----- Dataset section

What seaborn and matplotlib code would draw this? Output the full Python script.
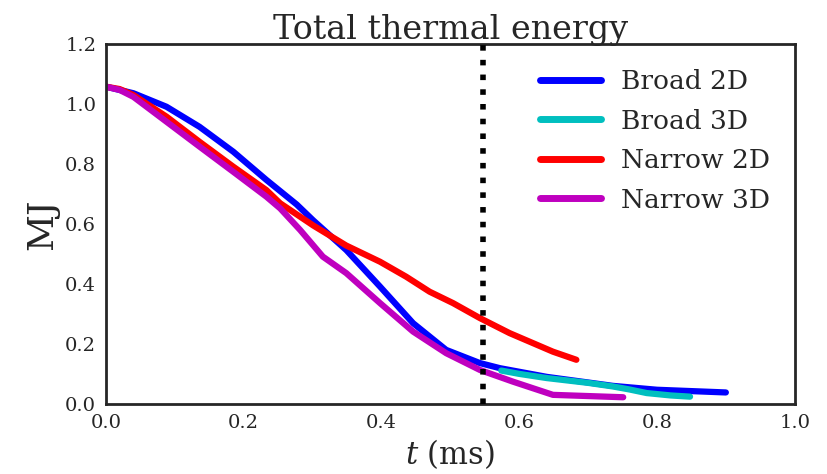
import matplotlib
matplotlib.use("Agg")
import matplotlib.pyplot as plt
import seaborn as sns
import pandas as pd

# ---- data ----
broad2d_t = [0.0, 0.04, 0.088, 0.136, 0.185, 0.233, 0.277, 0.301, 0.349, 0.398, 0.446, 0.494, 0.543, 0.572, 0.64, 0.736, 0.80, 0.90]
broad2d_e = [1.058, 1.036, 0.991, 0.924, 0.841, 0.747, 0.665, 0.612, 0.513, 0.391, 0.269, 0.18, 0.136, 0.119, 0.09, 0.06, 0.047, 0.038]

broad3d_t = [0.574, 0.60, 0.64, 0.70, 0.736, 0.76, 0.785, 0.82, 0.848]
broad3d_e = [0.111, 0.10, 0.086, 0.07, 0.058, 0.048, 0.036, 0.028, 0.024]

narrow2d_t = [0.0, 0.02, 0.04, 0.088, 0.136, 0.185, 0.233, 0.253, 0.301, 0.349, 0.398, 0.436, 0.470, 0.504, 0.543, 0.586, 0.649, 0.683]
narrow2d_e = [1.058, 1.05, 1.03, 0.958, 0.874, 0.791, 0.713, 0.669, 0.595, 0.528, 0.474, 0.424, 0.374, 0.336, 0.286, 0.236, 0.174, 0.147]

narrow3d_t = [0.0, 0.02, 0.04, 0.088, 0.136, 0.185, 0.233, 0.253, 0.282, 0.315, 0.349, 0.398, 0.446, 0.494, 0.543, 0.591, 0.649, 0.751]
narrow3d_e = [1.058, 1.047, 1.024, 0.941, 0.858, 0.774, 0.691, 0.652, 0.58, 0.491, 0.436, 0.336, 0.241, 0.169, 0.113, 0.074, 0.030, 0.022]

labels = ["Broad 2D", "Broad 3D", "Narrow 2D", "Narrow 3D"]
colors = ["#0000ff", "#00bfbf", "#ff0000", "#bf00bf"]
vline_t = 0.547

frames = []
for lab, t, e in zip(labels,
                     [broad2d_t, broad3d_t, narrow2d_t, narrow3d_t],
                     [broad2d_e, broad3d_e, narrow2d_e, narrow3d_e]):
    frames.append(pd.DataFrame({"t": t, "E": e, "case": lab}))
df = pd.concat(frames, ignore_index=True)

sns.set_style("white")
plt.rcParams["font.family"] = ["DejaVu Serif"]
plt.rcParams["mathtext.fontset"] = "dejavuserif"

fig = plt.figure(figsize=(8.27, 4.74), dpi=100)
ax = fig.add_axes([0.128, 0.148, 0.833, 0.759])

sns.lineplot(data=df, x="t", y="E", hue="case", hue_order=labels,
             palette=dict(zip(labels, colors)), linewidth=4.5, ax=ax,
             solid_capstyle="round", solid_joinstyle="round", estimator=None)

ax.axvline(vline_t, color="black", linestyle=":", linewidth=4, zorder=5)

ax.set_xlim(0, 1.0)
ax.set_ylim(0, 1.2)
ax.set_xticks([0.0, 0.2, 0.4, 0.6, 0.8, 1.0])
ax.set_yticks([0.0, 0.2, 0.4, 0.6, 0.8, 1.0, 1.2])
ax.tick_params(labelsize=14, colors="#262626")
ax.set_xlabel(r"$t$ (ms)", fontsize=22, color="#262626", labelpad=4)
ax.set_ylabel("MJ", fontsize=26, color="#262626")
ax.set_title("Total thermal energy", fontsize=24, color="#262626", pad=4)
for s in ax.spines.values():
    s.set_linewidth(2)
    s.set_color("#262626")

handles, labs = ax.get_legend_handles_labels()
leg = ax.legend(handles, labs, loc="upper right", frameon=False, fontsize=19,
                handlelength=2.3, handletextpad=0.75, labelspacing=0.55,
                borderaxespad=0.55)
for line in leg.get_lines():
    line.set_linewidth(5)
    line.set_solid_capstyle("round")
for txt in leg.get_texts():
    txt.set_color("#262626")

fig.savefig("out.png", dpi=100)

----------

Exercise description => From the opening line of the listing above through the line bearing "df = pd.concat(frames, ignore_index=True)", repeat each line exactly. Drop every picture.

The response =>
What seaborn and matplotlib code would draw this? Output the full Python script.
import matplotlib
matplotlib.use("Agg")
import matplotlib.pyplot as plt
import seaborn as sns
import pandas as pd

# ---- data ----
broad2d_t = [0.0, 0.04, 0.088, 0.136, 0.185, 0.233, 0.277, 0.301, 0.349, 0.398, 0.446, 0.494, 0.543, 0.572, 0.64, 0.736, 0.80, 0.90]
broad2d_e = [1.058, 1.036, 0.991, 0.924, 0.841, 0.747, 0.665, 0.612, 0.513, 0.391, 0.269, 0.18, 0.136, 0.119, 0.09, 0.06, 0.047, 0.038]

broad3d_t = [0.574, 0.60, 0.64, 0.70, 0.736, 0.76, 0.785, 0.82, 0.848]
broad3d_e = [0.111, 0.10, 0.086, 0.07, 0.058, 0.048, 0.036, 0.028, 0.024]

narrow2d_t = [0.0, 0.02, 0.04, 0.088, 0.136, 0.185, 0.233, 0.253, 0.301, 0.349, 0.398, 0.436, 0.470, 0.504, 0.543, 0.586, 0.649, 0.683]
narrow2d_e = [1.058, 1.05, 1.03, 0.958, 0.874, 0.791, 0.713, 0.669, 0.595, 0.528, 0.474, 0.424, 0.374, 0.336, 0.286, 0.236, 0.174, 0.147]

narrow3d_t = [0.0, 0.02, 0.04, 0.088, 0.136, 0.185, 0.233, 0.253, 0.282, 0.315, 0.349, 0.398, 0.446, 0.494, 0.543, 0.591, 0.649, 0.751]
narrow3d_e = [1.058, 1.047, 1.024, 0.941, 0.858, 0.774, 0.691, 0.652, 0.58, 0.491, 0.436, 0.336, 0.241, 0.169, 0.113, 0.074, 0.030, 0.022]

labels = ["Broad 2D", "Broad 3D", "Narrow 2D", "Narrow 3D"]
colors = ["#0000ff", "#00bfbf", "#ff0000", "#bf00bf"]
vline_t = 0.547

frames = []
for lab, t, e in zip(labels,
                     [broad2d_t, broad3d_t, narrow2d_t, narrow3d_t],
                     [broad2d_e, broad3d_e, narrow2d_e, narrow3d_e]):
    frames.append(pd.DataFrame({"t": t, "E": e, "case": lab}))
df = pd.concat(frames, ignore_index=True)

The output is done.